MATERIAL
(begin)

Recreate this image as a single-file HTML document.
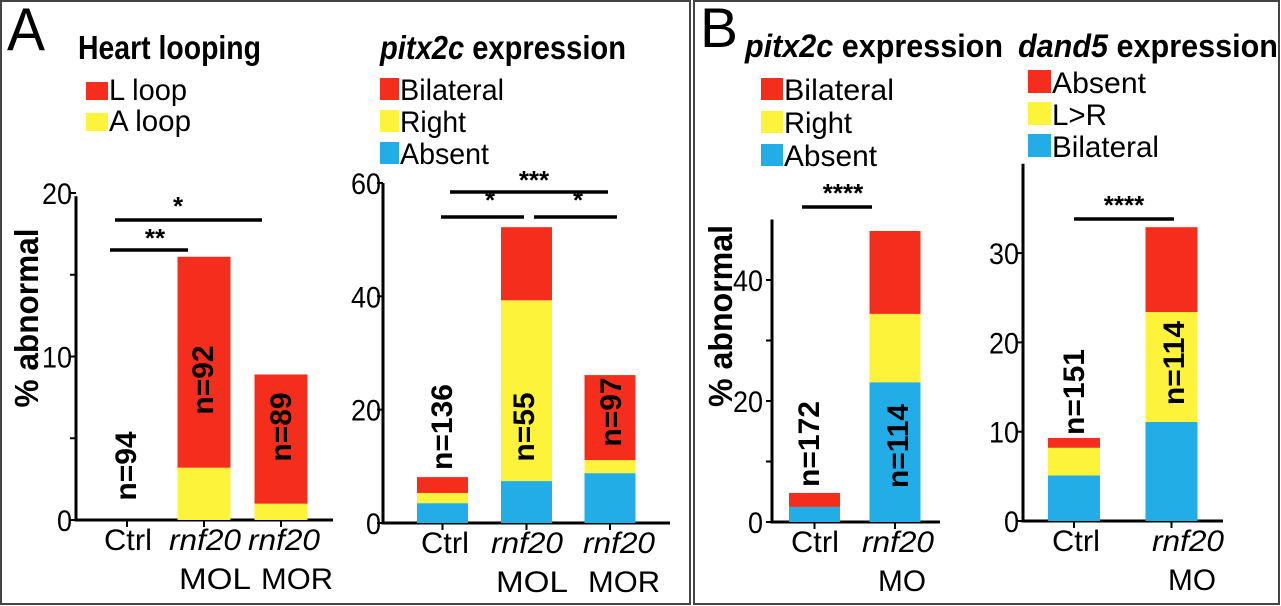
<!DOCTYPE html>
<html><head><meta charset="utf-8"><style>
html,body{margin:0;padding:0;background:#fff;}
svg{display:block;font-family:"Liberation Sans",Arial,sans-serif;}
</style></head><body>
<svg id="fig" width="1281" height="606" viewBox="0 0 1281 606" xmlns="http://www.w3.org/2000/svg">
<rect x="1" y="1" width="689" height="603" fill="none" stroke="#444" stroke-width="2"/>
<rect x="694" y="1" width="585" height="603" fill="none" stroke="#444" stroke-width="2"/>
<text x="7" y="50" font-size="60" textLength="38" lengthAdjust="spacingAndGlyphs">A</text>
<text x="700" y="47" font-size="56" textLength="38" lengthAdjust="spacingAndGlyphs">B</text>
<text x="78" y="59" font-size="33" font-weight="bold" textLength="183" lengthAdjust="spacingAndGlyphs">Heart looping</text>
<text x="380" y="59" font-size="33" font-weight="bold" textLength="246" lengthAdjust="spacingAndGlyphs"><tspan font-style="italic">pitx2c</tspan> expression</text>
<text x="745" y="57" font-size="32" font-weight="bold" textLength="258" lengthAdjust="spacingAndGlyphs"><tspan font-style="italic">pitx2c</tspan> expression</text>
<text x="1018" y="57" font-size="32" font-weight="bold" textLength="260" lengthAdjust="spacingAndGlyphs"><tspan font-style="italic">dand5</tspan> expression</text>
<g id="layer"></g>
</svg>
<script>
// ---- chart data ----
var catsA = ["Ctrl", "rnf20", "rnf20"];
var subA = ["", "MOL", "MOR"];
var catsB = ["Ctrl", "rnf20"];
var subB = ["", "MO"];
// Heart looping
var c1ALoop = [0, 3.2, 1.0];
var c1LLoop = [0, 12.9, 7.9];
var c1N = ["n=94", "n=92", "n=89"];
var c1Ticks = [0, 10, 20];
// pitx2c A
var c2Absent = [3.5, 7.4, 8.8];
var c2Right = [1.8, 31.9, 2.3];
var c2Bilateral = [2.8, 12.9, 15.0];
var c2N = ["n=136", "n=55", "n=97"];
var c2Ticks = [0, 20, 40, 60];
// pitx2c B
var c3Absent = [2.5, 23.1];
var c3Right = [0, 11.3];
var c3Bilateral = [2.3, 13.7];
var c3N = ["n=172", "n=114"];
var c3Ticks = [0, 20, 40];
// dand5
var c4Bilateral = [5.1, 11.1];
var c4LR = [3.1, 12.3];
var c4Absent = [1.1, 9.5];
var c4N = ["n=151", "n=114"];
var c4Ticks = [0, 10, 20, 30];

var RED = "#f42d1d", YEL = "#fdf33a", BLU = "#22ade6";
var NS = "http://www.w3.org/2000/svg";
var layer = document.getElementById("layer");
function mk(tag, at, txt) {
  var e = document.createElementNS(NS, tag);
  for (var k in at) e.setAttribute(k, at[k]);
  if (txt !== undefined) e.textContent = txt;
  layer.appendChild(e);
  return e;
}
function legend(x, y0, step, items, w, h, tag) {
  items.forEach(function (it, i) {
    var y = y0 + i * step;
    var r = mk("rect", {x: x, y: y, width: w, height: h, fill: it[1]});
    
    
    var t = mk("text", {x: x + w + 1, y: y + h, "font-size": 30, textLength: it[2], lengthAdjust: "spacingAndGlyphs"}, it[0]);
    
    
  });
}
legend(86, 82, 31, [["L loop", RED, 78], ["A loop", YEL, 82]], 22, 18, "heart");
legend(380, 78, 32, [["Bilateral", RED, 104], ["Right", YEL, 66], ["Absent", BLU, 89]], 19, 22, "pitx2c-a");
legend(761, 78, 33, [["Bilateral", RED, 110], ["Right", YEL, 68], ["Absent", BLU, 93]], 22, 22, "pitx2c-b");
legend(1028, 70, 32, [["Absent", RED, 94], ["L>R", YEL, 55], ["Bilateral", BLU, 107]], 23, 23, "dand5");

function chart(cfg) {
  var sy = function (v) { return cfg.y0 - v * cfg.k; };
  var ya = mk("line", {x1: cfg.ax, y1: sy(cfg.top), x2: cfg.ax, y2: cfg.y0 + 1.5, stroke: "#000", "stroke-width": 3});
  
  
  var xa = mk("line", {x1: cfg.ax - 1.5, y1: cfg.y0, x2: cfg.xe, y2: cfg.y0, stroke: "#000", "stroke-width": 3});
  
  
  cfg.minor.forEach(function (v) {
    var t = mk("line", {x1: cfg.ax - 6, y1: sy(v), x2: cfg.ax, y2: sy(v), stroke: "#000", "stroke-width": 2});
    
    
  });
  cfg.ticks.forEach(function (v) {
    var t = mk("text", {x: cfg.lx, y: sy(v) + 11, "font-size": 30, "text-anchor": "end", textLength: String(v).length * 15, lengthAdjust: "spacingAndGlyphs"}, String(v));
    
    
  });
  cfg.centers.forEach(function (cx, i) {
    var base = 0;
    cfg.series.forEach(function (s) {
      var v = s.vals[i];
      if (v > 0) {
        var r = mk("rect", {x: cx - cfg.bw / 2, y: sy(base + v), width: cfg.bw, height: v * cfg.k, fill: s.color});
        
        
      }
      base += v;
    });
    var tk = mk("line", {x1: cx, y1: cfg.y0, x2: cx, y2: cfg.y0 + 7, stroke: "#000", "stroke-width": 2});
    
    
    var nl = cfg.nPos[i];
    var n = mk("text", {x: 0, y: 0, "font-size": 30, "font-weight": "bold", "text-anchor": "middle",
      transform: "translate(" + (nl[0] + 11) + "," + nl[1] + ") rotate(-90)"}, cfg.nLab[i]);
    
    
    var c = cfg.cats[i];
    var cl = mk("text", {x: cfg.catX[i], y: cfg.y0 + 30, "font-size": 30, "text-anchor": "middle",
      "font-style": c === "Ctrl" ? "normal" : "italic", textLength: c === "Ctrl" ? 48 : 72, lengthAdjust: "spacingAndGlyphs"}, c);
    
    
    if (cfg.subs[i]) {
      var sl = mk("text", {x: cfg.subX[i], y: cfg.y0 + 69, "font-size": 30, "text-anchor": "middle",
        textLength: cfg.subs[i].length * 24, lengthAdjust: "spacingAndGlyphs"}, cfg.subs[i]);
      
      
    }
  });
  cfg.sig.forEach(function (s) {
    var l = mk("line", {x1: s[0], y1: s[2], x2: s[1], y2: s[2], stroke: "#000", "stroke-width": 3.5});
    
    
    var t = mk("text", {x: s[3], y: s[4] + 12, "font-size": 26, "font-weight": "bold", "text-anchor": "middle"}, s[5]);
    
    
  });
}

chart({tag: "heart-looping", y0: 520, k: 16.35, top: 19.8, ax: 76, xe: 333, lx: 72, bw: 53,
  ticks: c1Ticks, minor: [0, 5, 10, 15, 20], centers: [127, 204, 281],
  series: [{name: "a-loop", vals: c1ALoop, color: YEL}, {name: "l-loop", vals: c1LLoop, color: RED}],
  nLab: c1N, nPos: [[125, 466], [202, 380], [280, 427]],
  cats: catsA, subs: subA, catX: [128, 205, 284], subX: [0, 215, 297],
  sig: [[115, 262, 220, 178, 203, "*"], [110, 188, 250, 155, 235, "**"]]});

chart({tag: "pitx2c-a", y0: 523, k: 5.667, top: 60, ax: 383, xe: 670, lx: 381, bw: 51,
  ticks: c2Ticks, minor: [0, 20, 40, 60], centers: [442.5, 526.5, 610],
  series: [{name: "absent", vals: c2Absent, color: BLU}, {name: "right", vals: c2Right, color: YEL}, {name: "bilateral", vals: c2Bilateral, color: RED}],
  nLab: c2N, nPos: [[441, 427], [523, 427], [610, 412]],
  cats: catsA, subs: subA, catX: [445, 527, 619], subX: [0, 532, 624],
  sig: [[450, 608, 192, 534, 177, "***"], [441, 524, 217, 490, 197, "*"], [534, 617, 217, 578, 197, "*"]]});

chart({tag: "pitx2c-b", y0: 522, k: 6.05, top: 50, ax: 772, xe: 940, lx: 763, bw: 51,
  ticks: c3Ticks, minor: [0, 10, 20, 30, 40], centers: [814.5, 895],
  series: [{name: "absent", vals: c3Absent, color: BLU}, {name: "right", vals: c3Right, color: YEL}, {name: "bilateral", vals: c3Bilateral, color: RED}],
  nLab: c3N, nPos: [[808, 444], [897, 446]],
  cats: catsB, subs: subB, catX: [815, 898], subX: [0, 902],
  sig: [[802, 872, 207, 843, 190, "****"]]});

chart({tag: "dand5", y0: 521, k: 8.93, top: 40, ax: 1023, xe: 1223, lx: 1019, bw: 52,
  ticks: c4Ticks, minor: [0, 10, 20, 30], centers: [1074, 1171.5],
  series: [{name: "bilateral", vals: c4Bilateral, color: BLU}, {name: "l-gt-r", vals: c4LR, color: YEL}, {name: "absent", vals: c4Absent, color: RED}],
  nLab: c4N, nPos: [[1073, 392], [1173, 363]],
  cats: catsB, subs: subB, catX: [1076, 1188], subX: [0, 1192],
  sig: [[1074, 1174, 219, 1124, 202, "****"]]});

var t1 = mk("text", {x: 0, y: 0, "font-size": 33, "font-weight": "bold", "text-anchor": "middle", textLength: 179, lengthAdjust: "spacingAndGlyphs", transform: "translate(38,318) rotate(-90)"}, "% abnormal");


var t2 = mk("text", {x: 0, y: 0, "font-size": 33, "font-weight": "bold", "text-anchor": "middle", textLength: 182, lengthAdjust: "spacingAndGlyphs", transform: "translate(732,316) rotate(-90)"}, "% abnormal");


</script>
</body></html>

(end)

PROBLEM REQUIREMENTS
Show every line from the listing above in which the string "document" appears.

THE COMPLETED TASK
Recreate this image as a single-file HTML document.
var layer = document.getElementById("layer");
  var e = document.createElementNS(NS, tag);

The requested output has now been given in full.